I quit my job at the end of January (around the 27th) and now that it is March 19, I just discovered that my insurance was cancelled on 3/1. I had always planned on continuing coverage through COBRA, but I never received any information on it. I called my former employer, Pearson VUE, who told me that they notify employees about COBRA through some 3rd party called "Benefit Concepts". They told me that COBRA information was sent to me yesterday. My question is very simple...I would like to know if it is legal and/or common practice for an employer to terminate insurance before I officially receive COBRA info? Shouldn't I have at least been notified that I was cancelled? I understand that I am still eligible for COBRA, and when I do sign up, coverage will be retroactive to 3/1, but if I need medical treatment tomorrow, why should I have to pay out of my own pocket and then get reimbursed? At the very least this is morally wrong, but I would like to know if Pearson has broken the law. I am very upset that my insurance was cancelled without my notification. THIS IS WRONG!
 


cbg

I'm a Northern Girl
It is absolutely legal and entirely common for an employer to cancel coverage before you receive the COBRA info.
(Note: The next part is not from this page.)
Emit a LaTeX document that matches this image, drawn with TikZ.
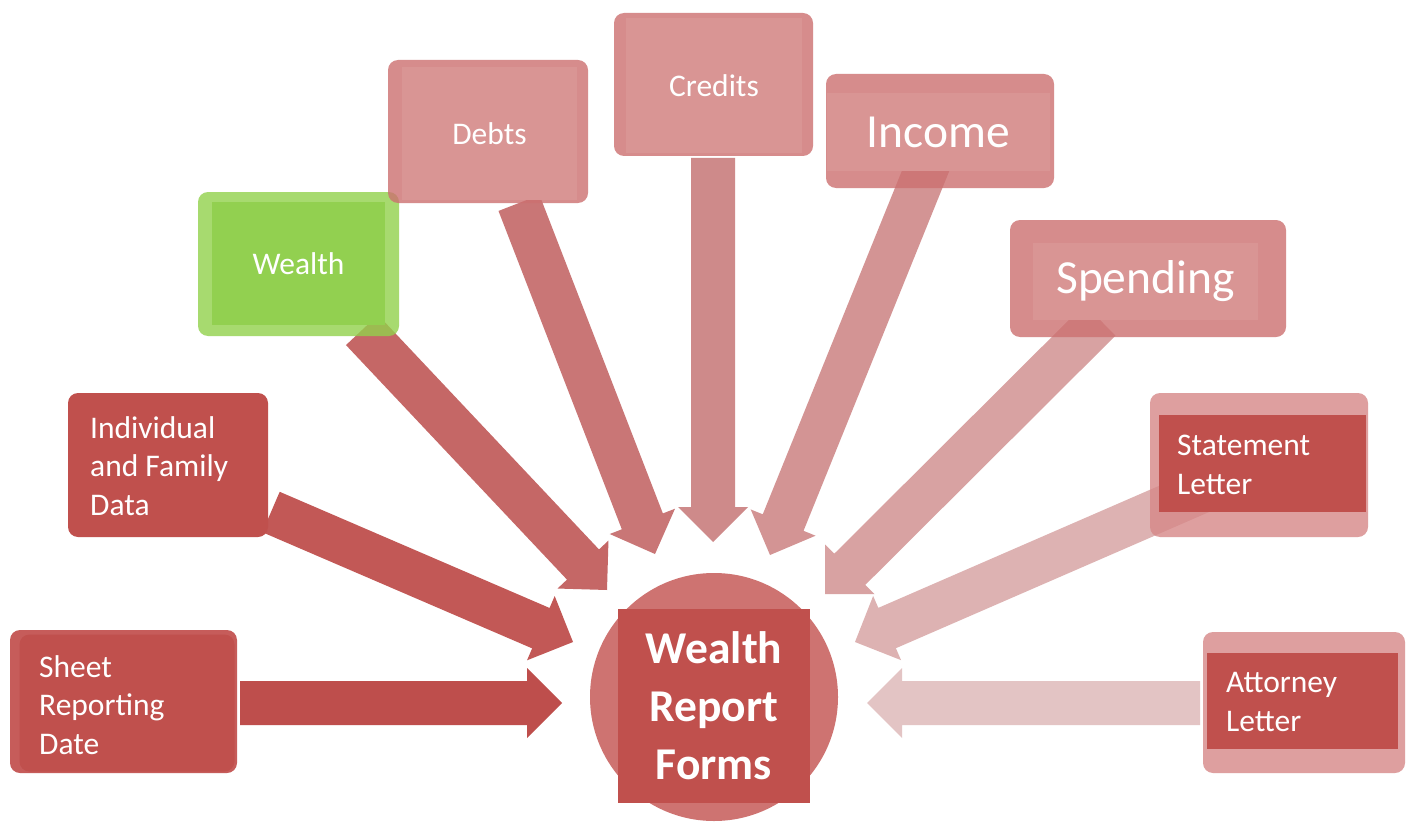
\documentclass[tikz,border=0pt]{standalone}
\usepackage{fontspec}
\setmainfont{Carlito}
\usetikzlibrary{calc}
\definecolor{boxred}{RGB}{192,80,77}
\definecolor{sheetout}{RGB}{198,92,90}
\definecolor{greenout}{RGB}{146,209,76}
\definecolor{greenin}{RGB}{146,208,80}
\definecolor{pinkout}{RGB}{204,112,112}
\definecolor{pinkin}{RGB}{217,149,148}
\definecolor{lightout}{RGB}{214,136,136}
\definecolor{circfill}{RGB}{206,115,113}
\definecolor{aSheet}{RGB}{190,78,76}
\definecolor{aIndiv}{RGB}{194,88,86}
\definecolor{aWealth}{RGB}{197,103,102}
\definecolor{aDebts}{RGB}{201,118,118}
\definecolor{aCredits}{RGB}{206,138,138}
\definecolor{aIncome}{RGB}{211,148,148}
\definecolor{aSpending}{RGB}{216,162,162}
\definecolor{aStatement}{RGB}{221,178,178}
\definecolor{aAttorney}{RGB}{227,196,196}
\newcommand\blockarr[3]{%
  \coordinate (#1H) at ($(#2)!35pt!(#1)$);
  \fill[#3] ($(#1)!22pt!90:(#2)$) -- ($(#1H)!22pt!90:(#2)$) -- ($(#1H)!35pt!90:(#2)$)
    -- (#2) -- ($(#1H)!35pt!-90:(#2)$) -- ($(#1H)!22pt!-90:(#2)$) -- ($(#1)!22pt!-90:(#2)$) -- cycle;
}
\tikzset{
  box/.style={inner sep=0pt, outer sep=0pt, draw=none, rounded corners=10pt},
  sqbox/.style={inner sep=0pt, outer sep=0pt, draw=none},
  txt/.style={text=white, inner sep=0pt, font=\fontsize{31.5}{38.5}\selectfont},
  bigtxt/.style={text=white, inner sep=0pt, font=\fontsize{47.5}{57}\selectfont},
  ltxt/.style={txt, align=left, anchor=west},
  frame/.style={fill opacity=0.8}
}
\begin{document}
\begin{tikzpicture}[x=1pt,y=-1pt]
\useasboundingbox (0,0) rectangle (1408,832);
\fill[white] (0,0) rectangle (1408,832);

% arrow end points
\coordinate (sheetS) at (240,703);   \coordinate (sheetT) at (562,703);
\coordinate (indivS) at (271,512);   \coordinate (indivT) at (573,642);
\coordinate (wealthS) at (362,330);  \coordinate (wealthT) at (607,590);
\coordinate (debtsS) at (519,203);   \coordinate (debtsT) at (655,554);
\coordinate (creditsS) at (713,158); \coordinate (creditsT) at (713,542);
\coordinate (incomeS) at (930,160);  \coordinate (incomeT) at (770,555);
\coordinate (spendS) at (1100,320);  \coordinate (spendT) at (825,594);
\coordinate (stateS) at (1200,492);  \coordinate (stateT) at (855,642);
\coordinate (attS) at (1200,703);    \coordinate (attT) at (867,703);

% arrows
\blockarr{sheetS}{sheetT}{aSheet}
\blockarr{indivS}{indivT}{aIndiv}
\blockarr{wealthS}{wealthT}{aWealth}
\blockarr{debtsS}{debtsT}{aDebts}
\blockarr{creditsS}{creditsT}{aCredits}
\blockarr{incomeS}{incomeT}{aIncome}
\blockarr{spendS}{spendT}{aSpending}
\blockarr{stateS}{stateT}{aStatement}
\blockarr{attS}{attT}{aAttorney}

% centre
\node[circle, fill=circfill, minimum size=248pt, inner sep=0pt] (circ) at (714,697) {};
\node[sqbox, fill=boxred, minimum width=192pt, minimum height=194pt] (centre) at (714,706) {};
\node[text=white, align=center, inner sep=0pt, font=\bfseries\fontsize{45.5}{58}\selectfont] (centretxt) at (714,706) {Wealth\\Report\\Forms};

% Sheet Reporting Date
\node[box, fill=sheetout, minimum width=227pt, minimum height=143pt] (sheetO) at (123.5,701.5) {};
\node[box, fill=boxred, minimum width=215pt, minimum height=137pt] (sheetI) at (127,703) {};
\node[ltxt] (sheettxt) at (39,705) {Sheet\\Reporting\\Date};

% Individual and Family Data
\node[box, fill=boxred, minimum width=200pt, minimum height=144pt] (indiv) at (168,465) {};
\node[ltxt] (indivtxt) at (90,466) {Individual\\and Family\\Data};

% Wealth
\node[box, frame, fill=greenout, minimum width=201pt, minimum height=144pt] (wealthO) at (298.5,264) {};
\node[sqbox, fill=greenin, minimum width=173pt, minimum height=123pt, txt] (wealthI) at (298.5,263.5) {Wealth};

% Debts
\node[box, fill=pinkout, frame, minimum width=200pt, minimum height=143pt] (debtsO) at (488,131.5) {};
\node[sqbox, fill=pinkin, minimum width=175pt, minimum height=133pt, txt] (debtsI) at (489.5,133.5) {Debts};

% Credits
\node[box, fill=pinkout, frame, minimum width=199pt, minimum height=143pt] (creditsO) at (713.5,84.5) {};
\node[sqbox, fill=pinkin, minimum width=176pt, minimum height=135pt, txt] (creditsI) at (714,85.5) {Credits};

% Income
\node[box, fill=pinkout, frame, minimum width=228pt, minimum height=114pt] (incomeO) at (940,131) {};
\node[sqbox, fill=pinkin, minimum width=223pt, minimum height=78pt, bigtxt] (incomeI) at (938.5,132) {Income};

% Spending
\node[box, fill=pinkout, frame, minimum width=276pt, minimum height=117pt] (spendO) at (1148,278.5) {};
\node[sqbox, fill=pinkin, minimum width=225pt, minimum height=77pt, bigtxt] (spendI) at (1145.5,281.5) {Spending};

% Statement Letter
\node[box, fill=lightout, frame, minimum width=218pt, minimum height=144pt] (stateO) at (1259,465) {};
\node[sqbox, fill=boxred, minimum width=207pt, minimum height=97pt] (stateI) at (1262.5,463.5) {};
\node[ltxt] (statetxt) at (1177,465) {Statement\\Letter};

% Attorney Letter
\node[box, fill=lightout, frame, minimum width=202pt, minimum height=141pt] (attO) at (1304,702.5) {};
\node[sqbox, fill=boxred, minimum width=191pt, minimum height=96pt] (attI) at (1302.5,701) {};
\node[ltxt] (atttxt) at (1226,702) {Attorney\\Letter};
\end{tikzpicture}
\end{document}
Under the law, they have up to 44 days to send you the COBRA information; you have 60 days to make your election and from the day you make your election, whatever day that is, you have 45 days to send in your first check. If they were not allowed to cancel your coverage until then, and you didn't send in your election or your check (and believe me, it happens) they could be on the hook for almost five months of claims that they'd never get paid for.

However, once you make your election and send in your first payment, coverage will be reinstated retroactively to 3/1. That is also part of the COBRA statute. So you won't have lost anything.

I hope you realize that if you quit in January and they carried your coverage until March 1, that is extremely generous and far more than they have to do.